Some things are always left undone, but am I putting in my best to complete the narrative of each day? Am I doing enough to make my story complete? Am I living each day as if it was the last? Am I adding enough action and reflection in my life? Am I successful as a human? Am I taking a stand in matters I must? Am I voicing my concern when needed and taking action where required. Am I living my dreams? More importantly – am I dreaming? Am I stretching my limits?
At a TMT Industry social last Thursday I came across some very seasoned and successful consultants. They had immense amount of industry experience. And I was left to ponder over the thought – “If only I was born then – I would have witnessed the making of this industry.” Apart from this, I was focusing on identifying some common themes amongst the leaders I interacted with. All of them were smart, sharp, witty, confident and charming – and one more attribute that tied them together was that “Everyone had a unique story.” And that made me think about how we all are busy writing the stories of our lives – each moment, each day.
It is not just enough to have a story. It better be a good one. A complete and successful one. An engaging one. And most importantly a coherent one. It must be a narrative of your life as seen by you and not what you want people to perceive of you. So it must be an honest one.
I am also in transit, just like my Dad’s soul – in another parallel universe. And there are so many unexpected halts in my journey that it has become a rather interesting one. I cannot help but pause and ponder on the new meaning life is offering. I stop and reflect in the giant mirror of truth, every fact and every opinion that comes my way. And this sudden surge of reflecting on things internally makes me feel nourished.
My Dad had a complete,successful and coherent story. And the only way I can look at his demise – is that he completed his story and left in due time. He could have added more chapters to this book. But they would have probably been just reflections. His story is simple and yet so complete. I don’t want to write his story here – because that will be my perception. He knew his story well and he died in peace, knowing that the book is ready for publishing. Who am I to write his story?

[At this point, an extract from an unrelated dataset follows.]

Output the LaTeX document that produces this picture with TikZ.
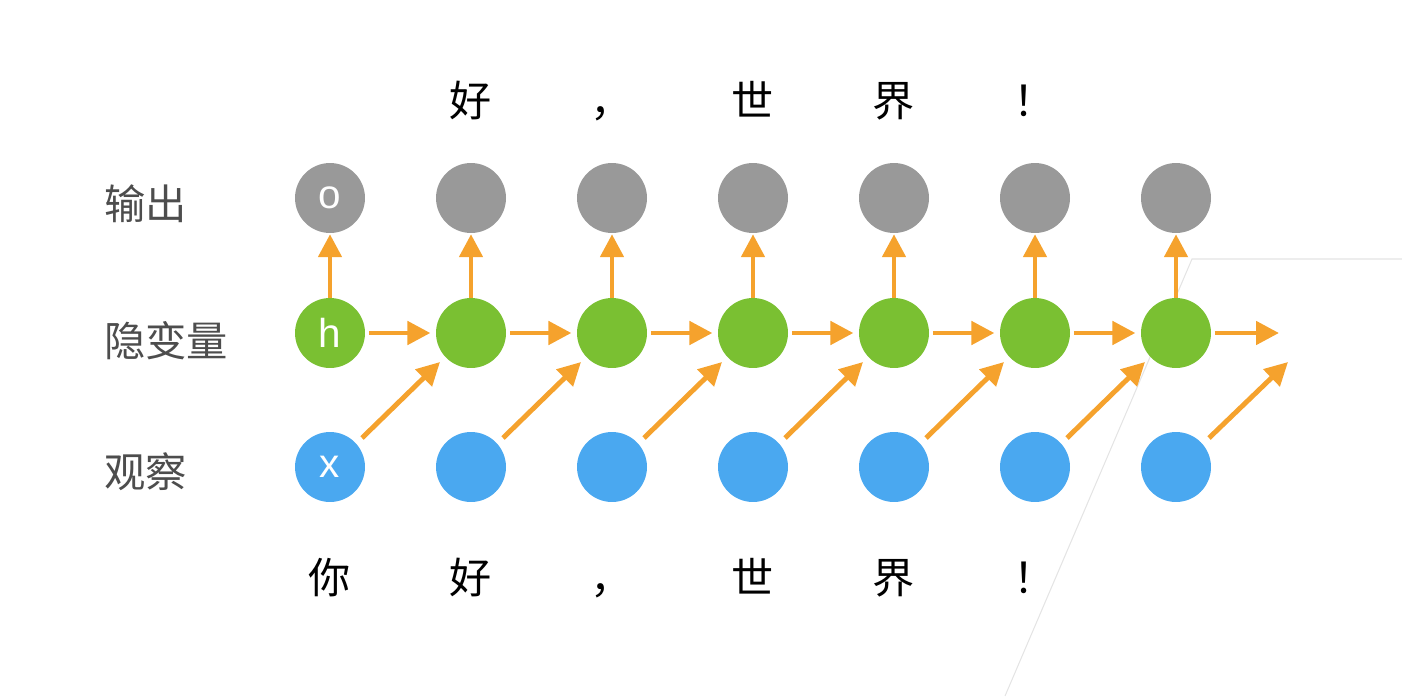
\documentclass[tikz,border=0pt]{standalone}
\usepackage{fontspec}
\setmainfont{Noto Sans CJK SC}
\newfontfamily\unitfont{Liberation Sans}
\usetikzlibrary{calc}
\usetikzlibrary{arrows.meta}
\usetikzlibrary{positioning}

\definecolor{outgray}{HTML}{999999}
\definecolor{hidgreen}{HTML}{7AC032}
\definecolor{obsblue}{HTML}{4AA8F0}
\definecolor{arrorange}{HTML}{F5A22D}
\definecolor{labelgray}{HTML}{4D4D4D}
\definecolor{faintline}{HTML}{E4E4E4}

\tikzset{
  unit/.style={circle, minimum size=1.4cm, inner sep=0pt, text=white, font=\unitfont\fontsize{23}{23}\selectfont},
  outunit/.style={unit, fill=outgray},
  hidunit/.style={unit, fill=hidgreen},
  obsunit/.style={unit, fill=obsblue},
  flow/.style={draw=arrorange, line width=2.8pt, -{Triangle[length=0.46cm,width=0.46cm]}},
  word/.style={inner sep=0pt, text height=0.88em, text depth=0.12em, font=\fontsize{24}{24}\selectfont},
  rowlabel/.style={anchor=west, inner sep=0pt, text=labelgray, font=\fontsize{23.5}{23.5}\selectfont}
}

\begin{document}
\begin{tikzpicture}[x=0.02cm, y=-0.02cm]
\useasboundingbox (0,0) rectangle (1402,696);

% faint frame lines at the right
\draw[faintline, line width=0.6pt] (1005,696) -- (1192,259) -- (1402,259);

% row labels
\node[rowlabel] (lout) at (104,204) {输出};
\node[rowlabel] (lhid) at (104,341) {隐变量};
\node[rowlabel] (lobs) at (104,472) {观察};

% units
\node[outunit] (o1) at (330,198) {\raisebox{-1.5pt}{o}};
\node[hidunit] (h1) at (330,333) {h};
\node[obsunit] (x1) at (330,467) {\raisebox{-1.5pt}{x}};
\foreach \i in {2,...,7} {
   \pgfmathsetmacro\cx{330+141*(\i-1)}
   \node[outunit] (o\i) at (\cx,198) {};
   \node[hidunit] (h\i) at (\cx,333) {};
   \node[obsunit] (x\i) at (\cx,467) {};
}
\coordinate (hnext) at (1279,333);
\coordinate (xnext) at (1288,362);

% words
\foreach \i/\w in {2/好, 3/，, 4/世, 5/界, 6/！} {
   \node[word] (out\i) at ($(o\i)+(0,-88)$) {\w};
}
\foreach \i/\w in {1/你, 2/好, 3/，, 4/世, 5/界, 6/！} {
   \node[word] (in\i) at ($(x\i)+(0,120)$) {\w};
}

% connectors
\foreach \i in {1,...,7} {
   \draw[flow, shorten >=0.5pt] (h\i.north) -- (o\i.south);
}
\foreach \i [evaluate=\i as \j using int(\i+1)] in {1,...,6} {
   \draw[flow, shorten <=2pt, shorten >=3pt] (h\i.east) -- (h\j.west);
   \draw[flow] ($(x\i)+(32,-29)$) -- ($(h\j)+(-31,29)$);
}
\draw[flow, shorten <=2pt] (h7.east) -- (hnext);
\draw[flow] ($(x7)+(33,-29)$) -- (xnext);
\end{tikzpicture}
\end{document}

About my story – I am writing it every day. Because each day we live, is a chapter. And each chapter better be complete in itself. So that, even if I had to die tomorrow, I would leave behind – a coherent successful, engaging, honest and complete story.
Given that I have just begun to ask these questions – it is safe to assume that I am running behind schedule. It is probably incoherent to you right now. And the reason is my inability to translate my thoughts into meaningful and comprehensible sentences. But I cannot die with this inability. I must work on it every day and overcome it.
But for today’s chapter – it is as good as complete because at least I wrote what I could.